Begin

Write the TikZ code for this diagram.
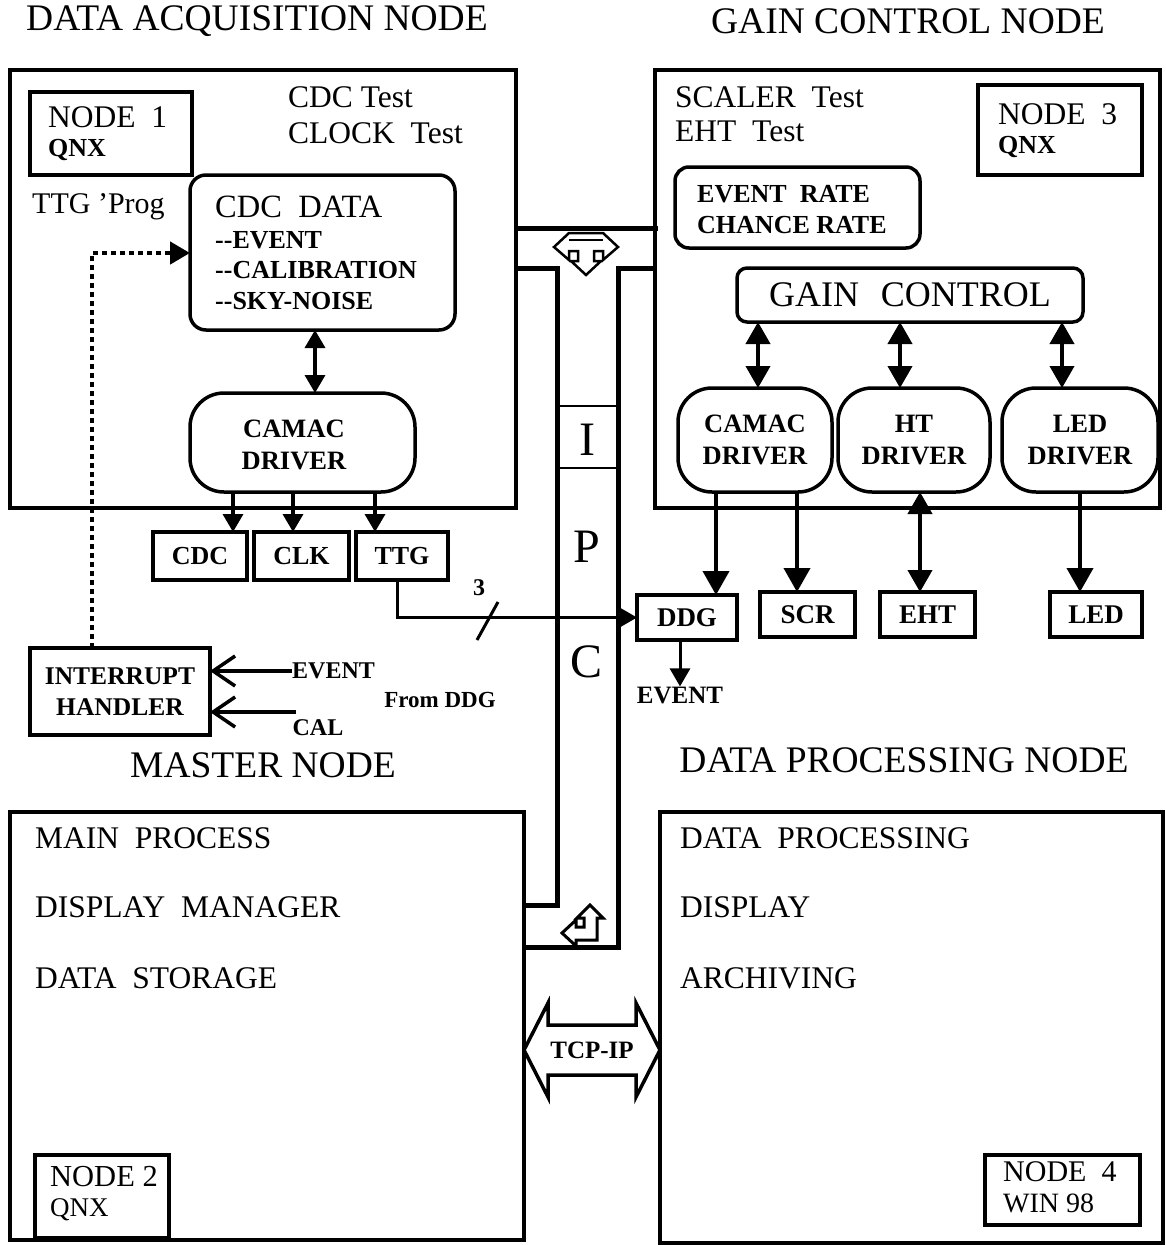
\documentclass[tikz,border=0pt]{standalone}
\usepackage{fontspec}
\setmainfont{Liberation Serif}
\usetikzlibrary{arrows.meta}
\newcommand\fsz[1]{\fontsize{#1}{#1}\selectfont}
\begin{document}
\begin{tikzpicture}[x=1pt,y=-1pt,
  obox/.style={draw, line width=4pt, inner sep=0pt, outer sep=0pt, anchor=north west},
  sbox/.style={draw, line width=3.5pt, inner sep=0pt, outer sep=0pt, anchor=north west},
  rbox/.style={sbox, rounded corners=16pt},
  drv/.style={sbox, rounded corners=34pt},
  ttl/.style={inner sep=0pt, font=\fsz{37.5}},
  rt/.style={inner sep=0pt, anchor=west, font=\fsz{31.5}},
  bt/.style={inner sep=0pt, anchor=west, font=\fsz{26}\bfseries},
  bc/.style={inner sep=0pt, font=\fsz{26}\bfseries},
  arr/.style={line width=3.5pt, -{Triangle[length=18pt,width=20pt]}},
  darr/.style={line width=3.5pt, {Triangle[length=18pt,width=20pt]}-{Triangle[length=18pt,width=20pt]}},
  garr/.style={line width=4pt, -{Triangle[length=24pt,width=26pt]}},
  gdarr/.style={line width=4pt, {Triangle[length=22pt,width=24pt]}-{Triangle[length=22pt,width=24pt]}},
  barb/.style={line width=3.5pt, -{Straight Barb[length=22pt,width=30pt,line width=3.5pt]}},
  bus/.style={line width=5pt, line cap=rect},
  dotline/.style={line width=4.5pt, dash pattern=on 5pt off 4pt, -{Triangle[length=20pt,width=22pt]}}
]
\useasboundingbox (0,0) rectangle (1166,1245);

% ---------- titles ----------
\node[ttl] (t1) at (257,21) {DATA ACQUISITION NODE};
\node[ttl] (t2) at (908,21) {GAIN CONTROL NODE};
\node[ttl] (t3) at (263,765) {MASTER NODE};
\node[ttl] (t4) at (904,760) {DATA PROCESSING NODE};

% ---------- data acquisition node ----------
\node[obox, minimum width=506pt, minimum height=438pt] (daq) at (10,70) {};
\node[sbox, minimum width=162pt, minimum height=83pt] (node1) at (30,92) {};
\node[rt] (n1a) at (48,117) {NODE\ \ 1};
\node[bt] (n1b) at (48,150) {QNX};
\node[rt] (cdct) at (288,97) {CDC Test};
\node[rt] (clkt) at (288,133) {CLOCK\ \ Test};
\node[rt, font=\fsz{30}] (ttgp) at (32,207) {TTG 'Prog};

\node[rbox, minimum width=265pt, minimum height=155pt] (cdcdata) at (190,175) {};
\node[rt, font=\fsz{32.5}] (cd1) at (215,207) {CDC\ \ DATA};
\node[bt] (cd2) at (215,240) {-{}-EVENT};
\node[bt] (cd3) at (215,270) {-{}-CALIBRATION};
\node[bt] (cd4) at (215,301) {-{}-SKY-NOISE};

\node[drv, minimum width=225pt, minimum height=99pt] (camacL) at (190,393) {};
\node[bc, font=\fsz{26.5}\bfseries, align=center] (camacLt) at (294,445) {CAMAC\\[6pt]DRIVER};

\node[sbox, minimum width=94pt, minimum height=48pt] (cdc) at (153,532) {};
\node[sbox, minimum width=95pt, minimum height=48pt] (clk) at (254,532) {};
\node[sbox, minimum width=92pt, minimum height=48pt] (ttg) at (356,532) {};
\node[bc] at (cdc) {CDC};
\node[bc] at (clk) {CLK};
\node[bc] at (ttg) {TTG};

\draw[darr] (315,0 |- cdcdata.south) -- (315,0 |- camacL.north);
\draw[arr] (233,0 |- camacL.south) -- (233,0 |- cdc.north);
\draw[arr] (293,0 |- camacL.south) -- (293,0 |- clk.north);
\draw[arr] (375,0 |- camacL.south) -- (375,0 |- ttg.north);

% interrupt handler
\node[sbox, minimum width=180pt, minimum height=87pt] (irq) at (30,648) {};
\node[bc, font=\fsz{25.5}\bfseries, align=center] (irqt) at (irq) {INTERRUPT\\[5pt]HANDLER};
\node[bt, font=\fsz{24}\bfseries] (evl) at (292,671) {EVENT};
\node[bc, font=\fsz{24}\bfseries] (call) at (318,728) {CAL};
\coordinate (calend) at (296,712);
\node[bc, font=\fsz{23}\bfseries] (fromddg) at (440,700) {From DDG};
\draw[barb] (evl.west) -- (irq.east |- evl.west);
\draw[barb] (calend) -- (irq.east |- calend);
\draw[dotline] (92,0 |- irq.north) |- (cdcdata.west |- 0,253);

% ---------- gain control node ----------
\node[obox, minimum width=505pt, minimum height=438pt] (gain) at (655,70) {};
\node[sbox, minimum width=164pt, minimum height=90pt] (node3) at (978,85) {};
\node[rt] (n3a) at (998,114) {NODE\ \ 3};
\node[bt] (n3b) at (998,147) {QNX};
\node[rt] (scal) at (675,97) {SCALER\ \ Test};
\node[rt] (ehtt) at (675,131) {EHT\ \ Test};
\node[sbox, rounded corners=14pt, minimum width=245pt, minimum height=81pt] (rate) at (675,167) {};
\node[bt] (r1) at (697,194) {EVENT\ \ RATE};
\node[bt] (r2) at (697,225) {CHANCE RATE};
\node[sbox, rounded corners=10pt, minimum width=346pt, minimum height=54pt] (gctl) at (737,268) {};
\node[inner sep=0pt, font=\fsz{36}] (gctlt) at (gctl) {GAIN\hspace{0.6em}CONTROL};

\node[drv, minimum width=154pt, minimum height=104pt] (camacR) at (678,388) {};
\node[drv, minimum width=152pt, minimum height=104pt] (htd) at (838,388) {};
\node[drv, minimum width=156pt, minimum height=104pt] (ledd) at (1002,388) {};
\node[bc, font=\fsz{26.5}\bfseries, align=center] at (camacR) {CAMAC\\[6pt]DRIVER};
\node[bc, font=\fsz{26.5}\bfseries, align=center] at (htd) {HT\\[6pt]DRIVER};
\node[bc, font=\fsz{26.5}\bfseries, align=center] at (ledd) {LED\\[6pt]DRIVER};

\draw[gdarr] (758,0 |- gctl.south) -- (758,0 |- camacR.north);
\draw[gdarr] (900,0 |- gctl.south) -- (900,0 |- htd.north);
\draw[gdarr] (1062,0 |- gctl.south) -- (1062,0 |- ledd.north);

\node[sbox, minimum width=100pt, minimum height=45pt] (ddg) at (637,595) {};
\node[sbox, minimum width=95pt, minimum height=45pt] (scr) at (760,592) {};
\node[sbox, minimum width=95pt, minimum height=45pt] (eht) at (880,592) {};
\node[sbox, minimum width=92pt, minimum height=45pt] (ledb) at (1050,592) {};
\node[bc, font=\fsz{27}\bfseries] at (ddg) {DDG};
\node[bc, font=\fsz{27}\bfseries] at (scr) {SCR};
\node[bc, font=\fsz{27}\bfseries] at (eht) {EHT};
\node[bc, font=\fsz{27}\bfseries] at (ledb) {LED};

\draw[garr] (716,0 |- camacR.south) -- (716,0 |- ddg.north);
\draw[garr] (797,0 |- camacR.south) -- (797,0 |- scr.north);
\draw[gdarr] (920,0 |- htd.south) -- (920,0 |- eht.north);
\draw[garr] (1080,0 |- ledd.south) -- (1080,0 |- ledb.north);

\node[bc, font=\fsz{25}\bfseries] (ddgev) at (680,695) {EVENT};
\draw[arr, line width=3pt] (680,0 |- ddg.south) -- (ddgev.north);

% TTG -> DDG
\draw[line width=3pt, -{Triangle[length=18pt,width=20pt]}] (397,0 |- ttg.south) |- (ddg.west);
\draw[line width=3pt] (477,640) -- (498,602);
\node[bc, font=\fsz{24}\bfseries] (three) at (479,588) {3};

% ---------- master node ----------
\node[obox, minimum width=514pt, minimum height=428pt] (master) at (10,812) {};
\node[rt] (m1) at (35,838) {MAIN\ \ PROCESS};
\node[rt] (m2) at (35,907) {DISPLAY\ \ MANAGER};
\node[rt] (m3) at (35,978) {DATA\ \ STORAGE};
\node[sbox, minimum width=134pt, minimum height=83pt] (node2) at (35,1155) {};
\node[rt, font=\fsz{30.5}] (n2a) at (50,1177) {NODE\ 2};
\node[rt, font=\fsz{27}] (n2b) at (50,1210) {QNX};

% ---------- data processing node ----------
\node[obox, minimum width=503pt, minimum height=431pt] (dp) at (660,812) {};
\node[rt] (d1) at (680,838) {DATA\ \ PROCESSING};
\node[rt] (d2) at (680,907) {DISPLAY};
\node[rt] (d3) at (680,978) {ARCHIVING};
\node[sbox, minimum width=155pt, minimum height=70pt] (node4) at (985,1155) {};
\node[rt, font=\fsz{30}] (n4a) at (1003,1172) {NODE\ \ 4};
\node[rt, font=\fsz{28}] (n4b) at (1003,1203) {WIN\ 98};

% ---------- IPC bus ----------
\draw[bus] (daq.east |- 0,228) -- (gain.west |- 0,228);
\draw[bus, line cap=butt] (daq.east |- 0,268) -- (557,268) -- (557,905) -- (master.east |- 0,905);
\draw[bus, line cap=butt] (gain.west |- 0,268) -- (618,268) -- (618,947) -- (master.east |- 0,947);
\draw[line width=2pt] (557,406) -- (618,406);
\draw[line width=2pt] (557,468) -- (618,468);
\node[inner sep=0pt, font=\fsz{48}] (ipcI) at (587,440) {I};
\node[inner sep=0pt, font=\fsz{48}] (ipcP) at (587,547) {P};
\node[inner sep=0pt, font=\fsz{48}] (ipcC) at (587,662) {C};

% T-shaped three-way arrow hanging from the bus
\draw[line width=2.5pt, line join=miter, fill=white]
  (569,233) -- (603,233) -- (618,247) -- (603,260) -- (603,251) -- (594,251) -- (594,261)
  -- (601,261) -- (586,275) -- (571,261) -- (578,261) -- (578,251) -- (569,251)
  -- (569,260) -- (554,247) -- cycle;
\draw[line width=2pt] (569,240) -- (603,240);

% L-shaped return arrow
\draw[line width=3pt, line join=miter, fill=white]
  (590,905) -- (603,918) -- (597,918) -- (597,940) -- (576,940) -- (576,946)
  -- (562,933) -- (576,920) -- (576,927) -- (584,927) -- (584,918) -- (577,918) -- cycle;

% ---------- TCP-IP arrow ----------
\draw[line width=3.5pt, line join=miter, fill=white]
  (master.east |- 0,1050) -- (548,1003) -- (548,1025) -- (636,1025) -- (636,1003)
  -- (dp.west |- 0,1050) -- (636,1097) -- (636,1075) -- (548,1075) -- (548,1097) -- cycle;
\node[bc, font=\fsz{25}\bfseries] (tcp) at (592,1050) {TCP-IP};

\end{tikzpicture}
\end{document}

End
Begin

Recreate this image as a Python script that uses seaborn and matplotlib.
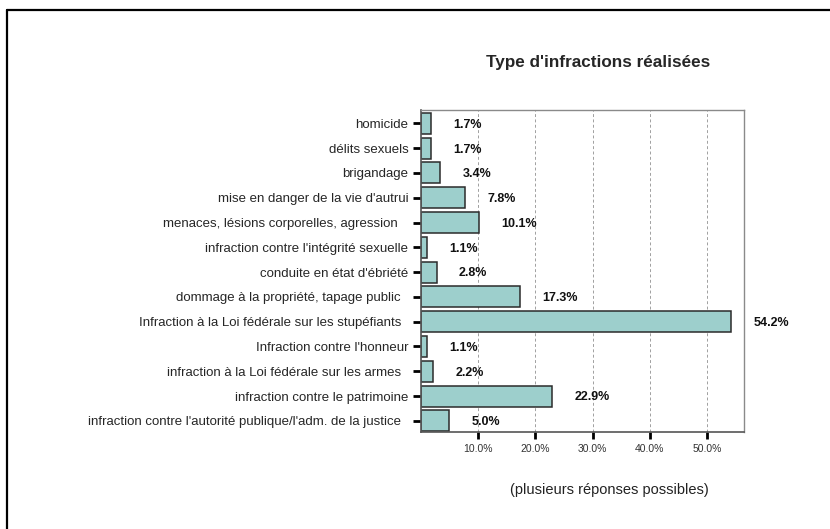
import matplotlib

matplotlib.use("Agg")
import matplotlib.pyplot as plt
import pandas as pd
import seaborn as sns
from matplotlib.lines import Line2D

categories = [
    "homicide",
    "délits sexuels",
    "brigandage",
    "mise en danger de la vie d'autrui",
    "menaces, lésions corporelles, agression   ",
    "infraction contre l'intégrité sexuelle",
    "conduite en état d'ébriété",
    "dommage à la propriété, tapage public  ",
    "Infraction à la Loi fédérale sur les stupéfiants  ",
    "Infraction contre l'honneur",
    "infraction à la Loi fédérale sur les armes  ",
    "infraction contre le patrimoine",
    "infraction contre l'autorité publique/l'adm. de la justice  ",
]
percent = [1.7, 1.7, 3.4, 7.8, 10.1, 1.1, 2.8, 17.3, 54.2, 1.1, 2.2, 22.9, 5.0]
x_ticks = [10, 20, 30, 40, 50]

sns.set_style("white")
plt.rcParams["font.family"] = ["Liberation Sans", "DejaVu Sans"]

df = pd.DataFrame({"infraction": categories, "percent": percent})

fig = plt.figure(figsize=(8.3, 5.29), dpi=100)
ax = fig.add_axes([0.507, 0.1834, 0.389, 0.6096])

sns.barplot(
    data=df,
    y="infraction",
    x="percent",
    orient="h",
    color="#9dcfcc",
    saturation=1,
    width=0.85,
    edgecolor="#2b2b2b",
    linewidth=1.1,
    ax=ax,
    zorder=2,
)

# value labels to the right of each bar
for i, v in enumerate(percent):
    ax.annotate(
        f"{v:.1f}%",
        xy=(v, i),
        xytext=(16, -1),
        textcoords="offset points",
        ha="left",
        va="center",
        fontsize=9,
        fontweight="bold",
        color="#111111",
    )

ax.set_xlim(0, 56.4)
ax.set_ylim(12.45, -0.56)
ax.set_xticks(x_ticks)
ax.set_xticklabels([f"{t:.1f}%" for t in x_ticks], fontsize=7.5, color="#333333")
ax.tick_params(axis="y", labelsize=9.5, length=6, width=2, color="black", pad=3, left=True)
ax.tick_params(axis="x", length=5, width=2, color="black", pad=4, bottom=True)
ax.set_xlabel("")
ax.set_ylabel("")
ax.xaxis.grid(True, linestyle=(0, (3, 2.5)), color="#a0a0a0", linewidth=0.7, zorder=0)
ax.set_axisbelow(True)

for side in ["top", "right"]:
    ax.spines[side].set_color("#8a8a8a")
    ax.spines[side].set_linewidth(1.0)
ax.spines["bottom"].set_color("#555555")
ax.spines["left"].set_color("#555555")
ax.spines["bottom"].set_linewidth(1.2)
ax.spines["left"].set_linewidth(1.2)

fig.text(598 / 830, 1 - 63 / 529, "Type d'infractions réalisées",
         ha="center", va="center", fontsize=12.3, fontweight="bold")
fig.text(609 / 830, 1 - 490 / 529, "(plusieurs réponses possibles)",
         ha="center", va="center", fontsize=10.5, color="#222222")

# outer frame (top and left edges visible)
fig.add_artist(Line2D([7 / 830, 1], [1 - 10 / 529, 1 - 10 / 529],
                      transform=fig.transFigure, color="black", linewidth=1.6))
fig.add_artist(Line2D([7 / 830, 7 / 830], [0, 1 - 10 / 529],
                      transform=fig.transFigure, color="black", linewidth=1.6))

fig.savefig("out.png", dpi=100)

End

EXERCISE TASK: Pictures are not part of the copy. Write out only the lines from the one containing "Recreate this image" through the one containing "from matplotlib.lines import Line2D", exactly as they stand, both included.

SOLUTION TO THIS TASK:
Recreate this image as a Python script that uses seaborn and matplotlib.
import matplotlib

matplotlib.use("Agg")
import matplotlib.pyplot as plt
import pandas as pd
import seaborn as sns
from matplotlib.lines import Line2D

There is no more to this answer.